Stan wrote:
.. At present I am considering that, if we allocate the same energies at each level, then the remaining degrees of freedom in the higher levels will benefit from having stronger embodiment than would have been possible in the lower levels.That is to say that, e.g., behaviors which could only be weakly supported in, say, the biological level, become more possible to be manifested in, say, the social level.

This reminds me of Konrad Loren'z conjecture expressed in his famous book "The so called Evil", that moral rules in human societies arise as a compensation for a weak suppressing mechanism for intra-species aggression at the genetic level. Genetic mechanism for aggression suppression in animal species is positively correlated with their naturally weaponry (strong claws and teeth). As humans do not possess strong somatic weapons but have developed in the course of cultural evolution a strong ensemble of extrasomatic ones, their biological basis for aggression suppression has been further enhanced at the social level.

The best
Igor
----- Original Message ----- From: "Stanley N. Salthe" <[EMAIL PROTECTED]>
To: <fis@listas.unizar.es>
Sent: Saturday, May 06, 2006 10:56 PM
Subject: Re: [Fis] The Identity of Ethics


Replying to Pedro's query below, we can have:

{physical / chemical affordances {biological behaviors {cultural norms
{social guidance {personal past learnings {{{...{continuing process of
individuation}}}}...}}}}}. Some of us would place ethics somewhere between
social guidance and personal past learnings.  An interesting question in
this scheme is 'where is transcendence?'  The problem is that there is
added, with each integrative level, further constraints.  At present I am
considering that, if we allocate the same energies at each level, then the
remaining degrees of freedom in the higher levels will benefit from having
stronger embodiment than would have been possible in the lower levels. That
is to say that, e.g., behaviors which could only be weakly supported in,
say, the biological level, become more possible to be manifested in, say,
the social level.

STAN



Dear FIS colleagues,

The question recently raised by Luis, but also in a different way by Karl,
Stan and others, is a tough one. How do our formal "disciplinary"
approaches fare when confronting the "global" reality of social life? My
point is that most of knowledge impinging on social life matters is of
informal, implicit, practical, experiential nature.

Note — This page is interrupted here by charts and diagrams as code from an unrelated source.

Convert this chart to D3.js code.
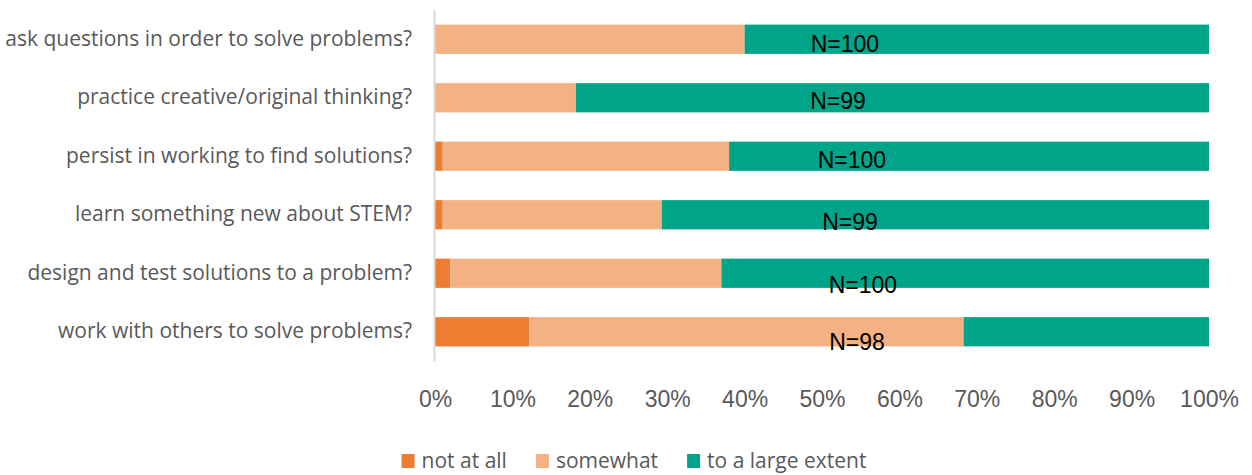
<!DOCTYPE html>
<html>
<head>
<meta charset="utf-8">
<script src="https://cdn.jsdelivr.net/npm/d3@7"></script>
<style>
  body { margin: 0; background: #fff; }
  svg { display: block; }
  .ylab text { font-family: "Open Sans", sans-serif; font-size: 21px; fill: #595959; }
  .xlab text { font-family: "Liberation Sans", Arial, sans-serif; font-size: 23px; fill: #595959; }
  .nlab { font-family: "Liberation Sans", Arial, sans-serif; font-size: 23px; fill: #000; }
  .legend text { font-family: "Open Sans", sans-serif; font-size: 21px; fill: #595959; }
</style>
</head>
<body>
<svg width="1252" height="475"></svg>
<script>
  // questions, top to bottom
  const categories = [
    'ask questions in order to solve problems?',
    'practice creative/original thinking?',
    'persist in working to find solutions?',
    'learn something new about STEM?',
    'design and test solutions to a problem?',
    'work with others to solve problems?'
  ];
  const seriesNames = ['not at all', 'somewhat', 'to a large extent'];
  // percent of respondents
  const notAtAll    = [0, 0, 1, 1.0, 2, 12.2];
  const somewhat    = [40, 18.2, 37, 28.3, 35, 56.1];
  const largeExtent = [60, 81.8, 62, 70.7, 63, 31.7];
  const nValues = [100, 99, 100, 99, 100, 98];
  const tickValues = [0, 10, 20, 30, 40, 50, 60, 70, 80, 90, 100];

  const colors = ['#ED7D31', '#F4B183', '#00A589'];

  const svg = d3.select('svg');

  const data = categories.map((c, i) => ({
    cat: c,
    'not at all': notAtAll[i],
    'somewhat': somewhat[i],
    'to a large extent': largeExtent[i],
    n: nValues[i]
  }));

  const stacked = d3.stack().keys(seriesNames)(data);

  const xScale = d3.scaleLinear()
    .domain([0, 100])
    .range([435, 1209]);

  const yScale = d3.scaleBand()
    .domain(categories)
    .range([10, 361])
    .paddingInner(0.5)
    .paddingOuter(0.25);

  const color = d3.scaleOrdinal().domain(seriesNames).range(colors);

  // bars
  svg.append('g').selectAll('g').data(stacked)
    .enter().append('g')
      .attr('fill', d => color(d.key))
    .selectAll('rect').data(d => d)
    .enter().append('rect')
      .attr('x', d => xScale(d[0]))
      .attr('y', d => yScale(d.data.cat))
      .attr('width', d => xScale(d[1]) - xScale(d[0]))
      .attr('height', yScale.bandwidth());

  // y axis
  const yAxisG = svg.append('g')
    .attr('class', 'ylab')
    .attr('transform', 'translate(434,0)')
    .call(d3.axisLeft(yScale).tickSize(0).tickPadding(22));
  yAxisG.select('.domain').attr('stroke', '#d9d9d9').attr('stroke-width', 2);

  // x axis
  const xAxisG = svg.append('g')
    .attr('class', 'xlab')
    .attr('transform', 'translate(0,361)')
    .call(d3.axisBottom(xScale).tickValues(tickValues).tickSize(0).tickPadding(30)
      .tickFormat(d => d + '%'));
  xAxisG.select('.domain').remove();

  // N labels (loosely placed text boxes in the original)
  const nLabelDx = [-8, -15, -1, -3, 10, 4];
  const nLabelDy = [4, 3, 3, 7, 11, 10];
  svg.append('g').selectAll('text').data(data)
    .enter().append('text')
      .attr('class', 'nlab')
      .attr('text-anchor', 'middle')
      .attr('x', (d, i) => xScale(54) + nLabelDx[i])
      .attr('y', (d, i) => yScale(d.cat) + yScale.bandwidth() / 2 + nLabelDy[i])
      .attr('dy', '0.36em')
      .text(d => 'N=' + d.n);

  // legend
  const legend = svg.append('g').attr('class', 'legend');
  const items = legend.selectAll('g').data(seriesNames)
    .enter().append('g');
  items.append('rect')
    .attr('width', 13).attr('height', 14)
    .attr('y', 454)
    .attr('fill', d => color(d));
  items.append('text')
    .attr('x', 20)
    .attr('y', 461)
    .attr('dy', '0.35em')
    .text(d => d);
  const widths = [];
  items.each(function() {
    const w = 20 + d3.select(this).select('text').node().getComputedTextLength();
    widths.push(w);
  });
  const gap = 29;
  const total = d3.sum(widths) + gap * (widths.length - 1);
  let start = 634 - total / 2;
  items.attr('transform', (d, i) => {
    const t = `translate(${start},0)`;
    start += widths[i] + gap;
    return t;
  });
</script>
</body>
</html>
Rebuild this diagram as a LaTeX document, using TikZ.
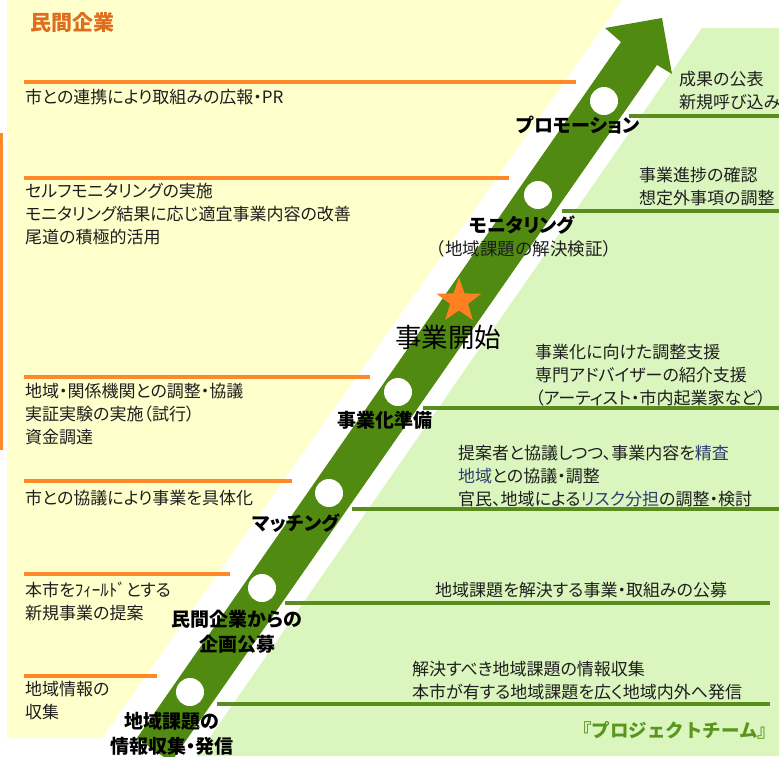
\documentclass[tikz,border=0pt]{standalone}
\usepackage{fontspec}
\setmainfont{Noto Sans CJK JP}[RawFeature=+palt]
\newfontfamily\monojp{Noto Sans CJK JP}
\usepackage{xcolor}
\usetikzlibrary{shapes.geometric,positioning}

\definecolor{paleyellow}{RGB}{255,255,204}
\definecolor{palegreen}{RGB}{218,245,190}
\definecolor{arrowgreen}{RGB}{80,138,16}
\definecolor{lineorange}{RGB}{255,136,40}
\definecolor{linegreen}{RGB}{90,140,30}
\definecolor{titleorange}{RGB}{224,108,30}
\definecolor{starorange}{RGB}{255,128,32}
\definecolor{teamgreen}{RGB}{90,150,30}
\definecolor{keyblue}{RGB}{50,60,110}
\definecolor{textgray}{RGB}{30,30,30}

\begin{document}
\begin{tikzpicture}[x=1pt, y=-1pt,
    note/.style={anchor=west, align=left, inner sep=0pt, text=textgray, font=\fontsize{17}{23}\selectfont},
    stage/.style={align=center, inner sep=0pt, font=\bfseries\fontsize{19}{25}\selectfont},
    leftline/.style={draw=lineorange, line width=4pt},
    rightline/.style={draw=linegreen, line width=4pt},
    dot/.style={circle, fill=white, minimum size=28pt, inner sep=0pt}]

    % backgrounds
    \clip (0,0) rectangle (779,756);
    \fill[paleyellow] (7,0) -- (622,0) -- (102,738) -- (7,738) -- cycle;
    \fill[palegreen] (702,28) -- (779,28) -- (779,756) -- (197,756) -- cycle;
    \draw[lineorange, line width=3pt] (1.5,133) -- (1.5,450);

    % arrow
    \fill[arrowgreen] (137,738) -- (621,42) -- (605,28) -- (662,18) -- (672,74) -- (657,65) -- (171,762) -- cycle;

    \node[dot] (d-info) at (190,692) {};
    \node[dot] (d-call) at (262,588) {};
    \node[dot] (d-match) at (329,493) {};
    \node[dot] (d-prep) at (398,392) {};
    \node[star, star points=5, star point ratio=2.5, fill=starorange, minimum size=47pt, inner sep=0pt] (start) at (459,301) {};
    \node[dot] (d-mon) at (538,195) {};
    \node[dot] (d-promo) at (604,101) {};

    % stages
    \node[stage] (promo) at (578,125) {プロモーション};
    \node[stage] (mon) at (522,225) {モニタリング};
    \node[note, anchor=center, font=\monojp\fontsize{17.5}{23}\selectfont] (mon-sub) at (524,249) {（地域課題の解決検証）};
    \node[inner sep=0pt, text=black, font=\fontsize{26.5}{26.5}\selectfont] (kaishi) at (448,337) {事業開始};
    \node[stage] (prep) at (385,420) {事業化準備};
    \node[stage] (match) at (296,523) {マッチング};
    \node[stage] (call) at (237,632) {民間企業からの\\企画公募};
    \node[stage] (info) at (172,734) {地域課題の\\情報収集・発信};

    % private side
    \node[anchor=west, inner sep=0pt, text=titleorange, font=\bfseries\fontsize{21}{21}\selectfont] (company) at (30,22) {民間企業};
    \draw[leftline] (24,82) -- (576,82);
    \draw[leftline] (24,178) -- (509,178);
    \draw[leftline] (24,377) -- (370,377);
    \draw[leftline] (24,481) -- (292,481);
    \draw[leftline] (24,574) -- (230,574);
    \draw[leftline] (24,676) -- (157,676);
    \node[note] (l-promo) at (25,97) {市との連携により取組みの広報・PR};
    \node[note] (l-mon) at (25,214) {セルフモニタリングの実施\\モニタリング結果に応じ適宜事業内容の改善\\尾道の積極的活用};
    \node[note] (l-prep) at (25,414) {地域・関係機関との調整・協議\\実証実験の実施（試行）\\資金調達};
    \node[note] (l-match) at (25,498) {市との協議により事業を具体化};
    \node[note] (l-call) at (25,601) {本市をﾌｨｰﾙﾄﾞとする\\新規事業の提案};
    \node[note] (l-info) at (25,701) {地域情報の\\収集};

    % team side
    \draw[rightline] (629,116) -- (779,116);
    \draw[rightline] (562,211) -- (779,211);
    \draw[rightline] (423,408) -- (779,408);
    \draw[rightline] (352,509) -- (779,509);
    \draw[rightline] (285,603) -- (770,603);
    \draw[rightline] (217,704) -- (770,704);
    \node[note] (r-promo) at (679,91) {成果の公表\\新規呼び込み};
    \node[note] (r-mon) at (639,187) {事業進捗の確認\\想定外事項の調整};
    \node[note] (r-prep) at (535,375) {事業化に向けた調整支援\\専門アドバイザーの紹介支援\\（アーティスト・市内起業家など）};
    \node[note] (r-match) at (458,476) {提案者と協議しつつ、事業内容を{\color{keyblue}精査}\\{\color{keyblue}地域}との協議・調整\\官民、地域による{\color{keyblue}リスク分担}の調整・検討};
    \node[note] (r-call) at (435,590) {地域課題を解決する事業・取組みの公募};
    \node[note] (r-info) at (412,681) {解決すべき地域課題の情報収集\\本市が有する地域課題を広く地域内外へ発信};
    \node[anchor=west, inner sep=0pt, text=teamgreen, font=\monojp\bfseries\fontsize{18.5}{18.5}\selectfont] (team) at (573,730) {『プロジェクトチーム』};

\end{tikzpicture}
\end{document}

How can one gain access
to cognitive "stocks" of such volatile nature? Only by living, by
socializing, by a direct hands-on participation... Each new generation has
to find its own way, to co-create its own socialization path. No moral or
ethical progress then!!! (contrarily to the advancement of other areas of
knowledge). Obviously, learning machines or techno environments cannot
substitute for a socialization process --a side note for "prophets" of the
computational.

By the way, in those nice categorizations by Stan --it isn't logically
awkward that the subject tries to be both subject and observer at the same
time? If it is so, the categorization process goes amok with social
openness of relations and language open-endedness, I would put.  Karl's
logic is very strict, provided one remains strictly within the same set of
reference. Anyhow, it is a very intriguing discussion.